- DIRECTIONS FOR THIS TASK
Only the lines from the start of the data through the line containing "pattern = list(range(1, 201))" should be written out, exactly as they are, with both ends included and the pictures left out.

- DATA BLOCK
★ ★ ★ ★ ★ ★ ★

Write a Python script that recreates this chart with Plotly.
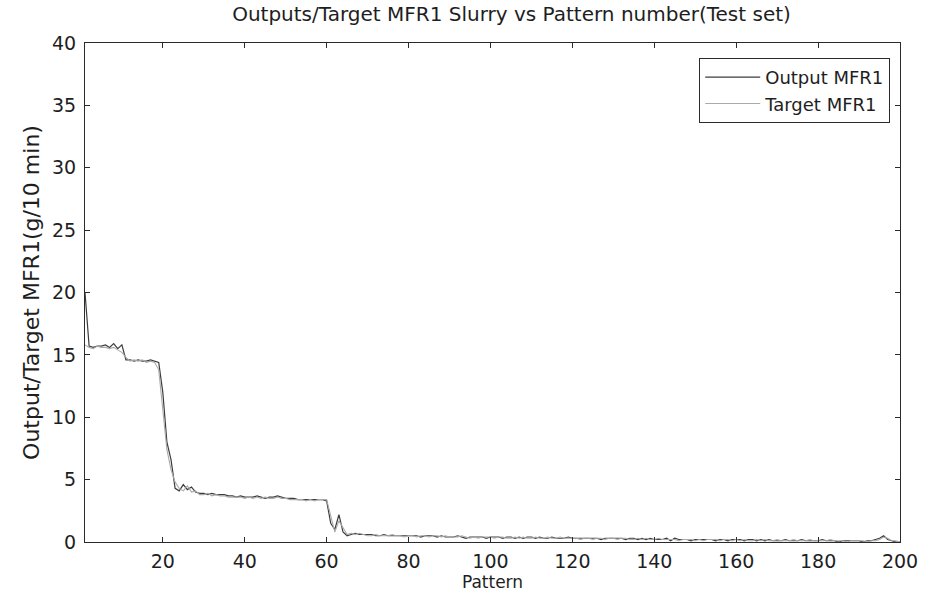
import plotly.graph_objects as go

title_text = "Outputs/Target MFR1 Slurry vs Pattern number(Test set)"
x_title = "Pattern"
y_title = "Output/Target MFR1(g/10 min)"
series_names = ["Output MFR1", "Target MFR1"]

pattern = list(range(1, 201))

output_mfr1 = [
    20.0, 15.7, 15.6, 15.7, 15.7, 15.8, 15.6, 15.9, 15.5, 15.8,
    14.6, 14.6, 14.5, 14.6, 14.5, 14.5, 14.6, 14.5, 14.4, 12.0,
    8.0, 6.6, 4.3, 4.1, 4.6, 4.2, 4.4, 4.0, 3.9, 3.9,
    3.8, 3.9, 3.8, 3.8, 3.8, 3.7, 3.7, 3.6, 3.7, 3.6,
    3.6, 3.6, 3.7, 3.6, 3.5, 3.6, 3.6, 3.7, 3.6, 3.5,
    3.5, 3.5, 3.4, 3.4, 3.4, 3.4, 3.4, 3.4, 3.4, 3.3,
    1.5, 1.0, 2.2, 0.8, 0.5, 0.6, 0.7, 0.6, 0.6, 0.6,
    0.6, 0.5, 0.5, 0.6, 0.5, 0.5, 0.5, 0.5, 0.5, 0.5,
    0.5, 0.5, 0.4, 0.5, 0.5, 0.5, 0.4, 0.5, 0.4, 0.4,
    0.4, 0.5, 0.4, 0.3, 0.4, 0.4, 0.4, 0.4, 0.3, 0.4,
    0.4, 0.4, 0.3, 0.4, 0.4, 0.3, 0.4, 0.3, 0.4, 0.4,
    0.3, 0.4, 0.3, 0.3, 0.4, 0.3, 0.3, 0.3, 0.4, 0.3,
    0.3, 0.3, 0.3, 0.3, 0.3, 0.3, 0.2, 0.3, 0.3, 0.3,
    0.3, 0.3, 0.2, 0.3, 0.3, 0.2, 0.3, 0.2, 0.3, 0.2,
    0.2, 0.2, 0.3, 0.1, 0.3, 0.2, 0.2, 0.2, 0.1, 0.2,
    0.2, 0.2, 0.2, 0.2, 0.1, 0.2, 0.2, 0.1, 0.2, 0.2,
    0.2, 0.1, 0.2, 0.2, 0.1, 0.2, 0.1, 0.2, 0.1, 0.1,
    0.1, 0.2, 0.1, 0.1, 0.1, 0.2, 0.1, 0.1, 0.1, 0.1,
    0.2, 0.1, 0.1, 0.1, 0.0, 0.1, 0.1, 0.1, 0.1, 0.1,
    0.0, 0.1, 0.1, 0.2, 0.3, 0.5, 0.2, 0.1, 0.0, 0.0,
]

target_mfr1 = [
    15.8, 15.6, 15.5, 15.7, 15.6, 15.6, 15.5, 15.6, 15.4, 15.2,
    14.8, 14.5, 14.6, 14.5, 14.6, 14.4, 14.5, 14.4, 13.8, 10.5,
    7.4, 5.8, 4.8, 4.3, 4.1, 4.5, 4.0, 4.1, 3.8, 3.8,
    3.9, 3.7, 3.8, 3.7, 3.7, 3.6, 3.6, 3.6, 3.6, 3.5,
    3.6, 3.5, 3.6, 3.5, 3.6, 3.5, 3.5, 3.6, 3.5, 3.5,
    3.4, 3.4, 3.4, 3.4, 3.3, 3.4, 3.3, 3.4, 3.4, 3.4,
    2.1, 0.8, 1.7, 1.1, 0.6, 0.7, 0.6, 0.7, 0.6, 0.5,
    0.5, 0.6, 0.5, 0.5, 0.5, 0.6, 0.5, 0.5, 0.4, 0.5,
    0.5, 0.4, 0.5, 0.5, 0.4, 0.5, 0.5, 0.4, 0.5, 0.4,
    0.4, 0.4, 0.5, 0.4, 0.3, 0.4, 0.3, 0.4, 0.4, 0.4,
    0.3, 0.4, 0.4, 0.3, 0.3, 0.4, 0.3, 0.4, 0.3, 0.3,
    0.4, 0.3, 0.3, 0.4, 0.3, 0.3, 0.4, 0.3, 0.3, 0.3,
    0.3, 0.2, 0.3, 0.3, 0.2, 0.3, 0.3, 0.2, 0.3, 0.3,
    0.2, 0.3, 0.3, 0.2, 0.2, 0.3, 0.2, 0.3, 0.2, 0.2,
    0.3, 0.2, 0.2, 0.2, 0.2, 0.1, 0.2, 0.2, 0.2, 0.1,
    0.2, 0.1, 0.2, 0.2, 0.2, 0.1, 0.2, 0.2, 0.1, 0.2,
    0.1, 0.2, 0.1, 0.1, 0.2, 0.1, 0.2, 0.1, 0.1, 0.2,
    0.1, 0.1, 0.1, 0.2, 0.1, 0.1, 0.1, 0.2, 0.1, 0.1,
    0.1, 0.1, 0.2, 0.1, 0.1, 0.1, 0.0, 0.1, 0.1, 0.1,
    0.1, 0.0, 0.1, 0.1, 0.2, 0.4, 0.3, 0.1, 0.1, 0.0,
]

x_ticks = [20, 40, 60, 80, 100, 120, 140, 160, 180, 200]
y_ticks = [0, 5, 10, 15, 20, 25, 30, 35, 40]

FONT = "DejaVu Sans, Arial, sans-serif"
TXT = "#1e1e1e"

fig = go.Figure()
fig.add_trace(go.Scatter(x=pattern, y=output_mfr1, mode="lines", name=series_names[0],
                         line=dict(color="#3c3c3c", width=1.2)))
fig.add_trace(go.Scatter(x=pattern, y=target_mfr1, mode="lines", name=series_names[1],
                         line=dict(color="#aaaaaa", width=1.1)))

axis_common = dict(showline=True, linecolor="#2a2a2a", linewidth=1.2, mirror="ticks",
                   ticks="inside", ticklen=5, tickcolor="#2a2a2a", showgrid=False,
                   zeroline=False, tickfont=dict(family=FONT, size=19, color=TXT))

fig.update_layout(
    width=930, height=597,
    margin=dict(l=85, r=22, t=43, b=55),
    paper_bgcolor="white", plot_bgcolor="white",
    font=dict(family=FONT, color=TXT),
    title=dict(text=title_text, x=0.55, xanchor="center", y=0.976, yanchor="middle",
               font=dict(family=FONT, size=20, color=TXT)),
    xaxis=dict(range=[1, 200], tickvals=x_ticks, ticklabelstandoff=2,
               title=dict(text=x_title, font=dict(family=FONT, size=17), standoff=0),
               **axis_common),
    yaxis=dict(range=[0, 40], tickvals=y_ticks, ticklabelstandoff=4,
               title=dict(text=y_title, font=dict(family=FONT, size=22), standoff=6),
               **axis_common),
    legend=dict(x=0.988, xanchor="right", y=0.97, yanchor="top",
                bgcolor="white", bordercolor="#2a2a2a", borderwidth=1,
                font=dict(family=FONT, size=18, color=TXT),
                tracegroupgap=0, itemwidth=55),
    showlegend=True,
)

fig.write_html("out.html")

★ ★ ★ ★ ★ ★ ★

- THE OUTPUT
Write a Python script that recreates this chart with Plotly.
import plotly.graph_objects as go

title_text = "Outputs/Target MFR1 Slurry vs Pattern number(Test set)"
x_title = "Pattern"
y_title = "Output/Target MFR1(g/10 min)"
series_names = ["Output MFR1", "Target MFR1"]

pattern = list(range(1, 201))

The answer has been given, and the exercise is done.